- Given material
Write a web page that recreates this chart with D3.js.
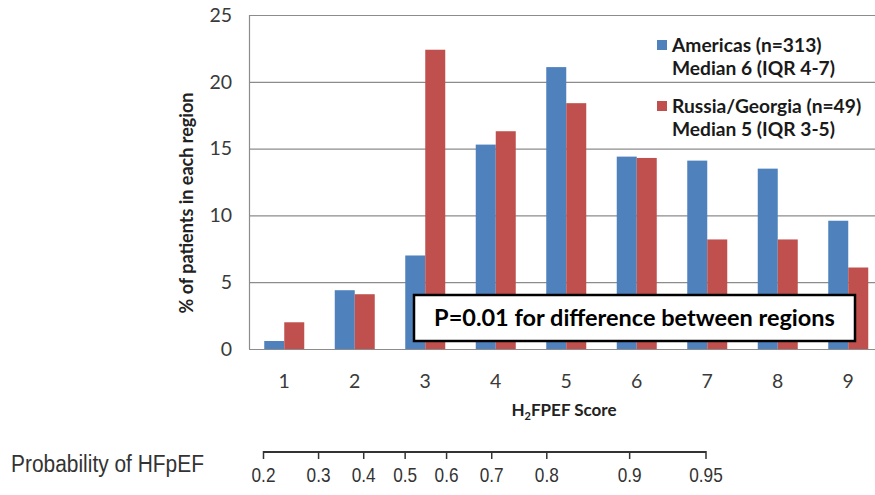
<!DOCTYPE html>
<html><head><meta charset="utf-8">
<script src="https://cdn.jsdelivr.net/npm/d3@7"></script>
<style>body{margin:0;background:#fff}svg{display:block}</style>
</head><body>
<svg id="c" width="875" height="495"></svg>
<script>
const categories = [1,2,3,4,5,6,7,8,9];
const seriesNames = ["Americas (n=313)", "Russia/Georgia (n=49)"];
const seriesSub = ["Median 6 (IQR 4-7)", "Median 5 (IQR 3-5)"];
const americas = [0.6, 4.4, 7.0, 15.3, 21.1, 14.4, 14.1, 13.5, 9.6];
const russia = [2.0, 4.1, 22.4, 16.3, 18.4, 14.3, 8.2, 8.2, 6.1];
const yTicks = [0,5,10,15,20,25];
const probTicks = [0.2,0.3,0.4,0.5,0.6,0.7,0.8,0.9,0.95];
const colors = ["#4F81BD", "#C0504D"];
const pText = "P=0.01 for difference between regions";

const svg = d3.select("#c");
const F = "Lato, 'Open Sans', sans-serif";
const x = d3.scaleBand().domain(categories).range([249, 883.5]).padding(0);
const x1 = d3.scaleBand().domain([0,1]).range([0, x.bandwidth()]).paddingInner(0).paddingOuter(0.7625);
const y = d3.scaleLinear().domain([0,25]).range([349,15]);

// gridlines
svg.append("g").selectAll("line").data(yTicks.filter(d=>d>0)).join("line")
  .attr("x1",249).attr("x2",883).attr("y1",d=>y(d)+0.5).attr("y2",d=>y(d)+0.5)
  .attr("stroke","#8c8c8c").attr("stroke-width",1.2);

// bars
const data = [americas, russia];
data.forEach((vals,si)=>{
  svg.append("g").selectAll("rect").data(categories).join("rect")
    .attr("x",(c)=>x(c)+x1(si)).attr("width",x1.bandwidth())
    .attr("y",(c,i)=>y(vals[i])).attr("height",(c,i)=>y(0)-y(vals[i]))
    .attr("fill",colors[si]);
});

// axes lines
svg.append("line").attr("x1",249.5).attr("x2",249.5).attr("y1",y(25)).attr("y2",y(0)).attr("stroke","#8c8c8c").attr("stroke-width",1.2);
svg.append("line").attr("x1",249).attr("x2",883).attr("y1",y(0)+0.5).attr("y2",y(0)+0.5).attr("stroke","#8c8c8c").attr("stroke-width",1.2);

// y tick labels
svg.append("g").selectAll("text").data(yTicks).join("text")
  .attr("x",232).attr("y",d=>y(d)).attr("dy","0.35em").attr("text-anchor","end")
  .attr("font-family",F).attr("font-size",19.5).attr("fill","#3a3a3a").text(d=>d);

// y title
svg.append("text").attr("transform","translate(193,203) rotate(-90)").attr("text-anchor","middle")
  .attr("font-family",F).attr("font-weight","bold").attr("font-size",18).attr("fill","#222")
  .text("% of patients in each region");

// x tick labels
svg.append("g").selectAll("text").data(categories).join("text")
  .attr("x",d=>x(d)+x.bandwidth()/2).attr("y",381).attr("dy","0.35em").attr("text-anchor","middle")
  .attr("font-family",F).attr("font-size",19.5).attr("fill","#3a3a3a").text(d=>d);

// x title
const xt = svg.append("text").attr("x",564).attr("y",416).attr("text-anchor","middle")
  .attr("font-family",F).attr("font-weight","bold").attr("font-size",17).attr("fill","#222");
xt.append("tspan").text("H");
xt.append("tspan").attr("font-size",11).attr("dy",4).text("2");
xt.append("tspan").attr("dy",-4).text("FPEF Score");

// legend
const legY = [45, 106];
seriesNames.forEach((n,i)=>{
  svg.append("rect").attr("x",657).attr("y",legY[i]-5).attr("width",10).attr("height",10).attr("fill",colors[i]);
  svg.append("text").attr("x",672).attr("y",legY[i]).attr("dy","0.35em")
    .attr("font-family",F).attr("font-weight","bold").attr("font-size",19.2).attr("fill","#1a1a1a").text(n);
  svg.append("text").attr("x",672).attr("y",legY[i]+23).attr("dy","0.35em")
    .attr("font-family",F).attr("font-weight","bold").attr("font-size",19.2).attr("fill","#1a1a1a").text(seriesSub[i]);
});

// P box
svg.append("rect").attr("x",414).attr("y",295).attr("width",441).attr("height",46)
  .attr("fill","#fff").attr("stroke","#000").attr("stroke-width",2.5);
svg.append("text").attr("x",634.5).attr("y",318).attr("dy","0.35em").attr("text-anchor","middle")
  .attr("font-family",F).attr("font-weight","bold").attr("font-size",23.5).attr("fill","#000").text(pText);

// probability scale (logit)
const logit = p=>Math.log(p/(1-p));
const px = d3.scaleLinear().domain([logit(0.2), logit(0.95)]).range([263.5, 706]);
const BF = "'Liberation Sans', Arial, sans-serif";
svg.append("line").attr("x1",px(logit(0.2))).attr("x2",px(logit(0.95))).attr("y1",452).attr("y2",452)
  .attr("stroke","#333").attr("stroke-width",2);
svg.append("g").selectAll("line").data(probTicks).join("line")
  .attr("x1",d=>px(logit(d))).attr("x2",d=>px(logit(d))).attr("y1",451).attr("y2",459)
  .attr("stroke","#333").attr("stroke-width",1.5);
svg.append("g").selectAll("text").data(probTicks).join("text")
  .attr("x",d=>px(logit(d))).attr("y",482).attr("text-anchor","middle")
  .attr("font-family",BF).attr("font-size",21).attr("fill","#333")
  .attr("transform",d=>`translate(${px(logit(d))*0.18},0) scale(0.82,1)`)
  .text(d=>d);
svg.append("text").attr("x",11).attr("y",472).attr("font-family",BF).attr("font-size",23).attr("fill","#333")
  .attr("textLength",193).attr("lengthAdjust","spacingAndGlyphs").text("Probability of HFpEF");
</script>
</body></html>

- Work to do
Restate the data word for word from its first line through the line with "for difference between", leaving out any picture along the way.

- Correct output
Write a web page that recreates this chart with D3.js.
<!DOCTYPE html>
<html><head><meta charset="utf-8">
<script src="https://cdn.jsdelivr.net/npm/d3@7"></script>
<style>body{margin:0;background:#fff}svg{display:block}</style>
</head><body>
<svg id="c" width="875" height="495"></svg>
<script>
const categories = [1,2,3,4,5,6,7,8,9];
const seriesNames = ["Americas (n=313)", "Russia/Georgia (n=49)"];
const seriesSub = ["Median 6 (IQR 4-7)", "Median 5 (IQR 3-5)"];
const americas = [0.6, 4.4, 7.0, 15.3, 21.1, 14.4, 14.1, 13.5, 9.6];
const russia = [2.0, 4.1, 22.4, 16.3, 18.4, 14.3, 8.2, 8.2, 6.1];
const yTicks = [0,5,10,15,20,25];
const probTicks = [0.2,0.3,0.4,0.5,0.6,0.7,0.8,0.9,0.95];
const colors = ["#4F81BD", "#C0504D"];
const pText = "P=0.01 for difference between regions";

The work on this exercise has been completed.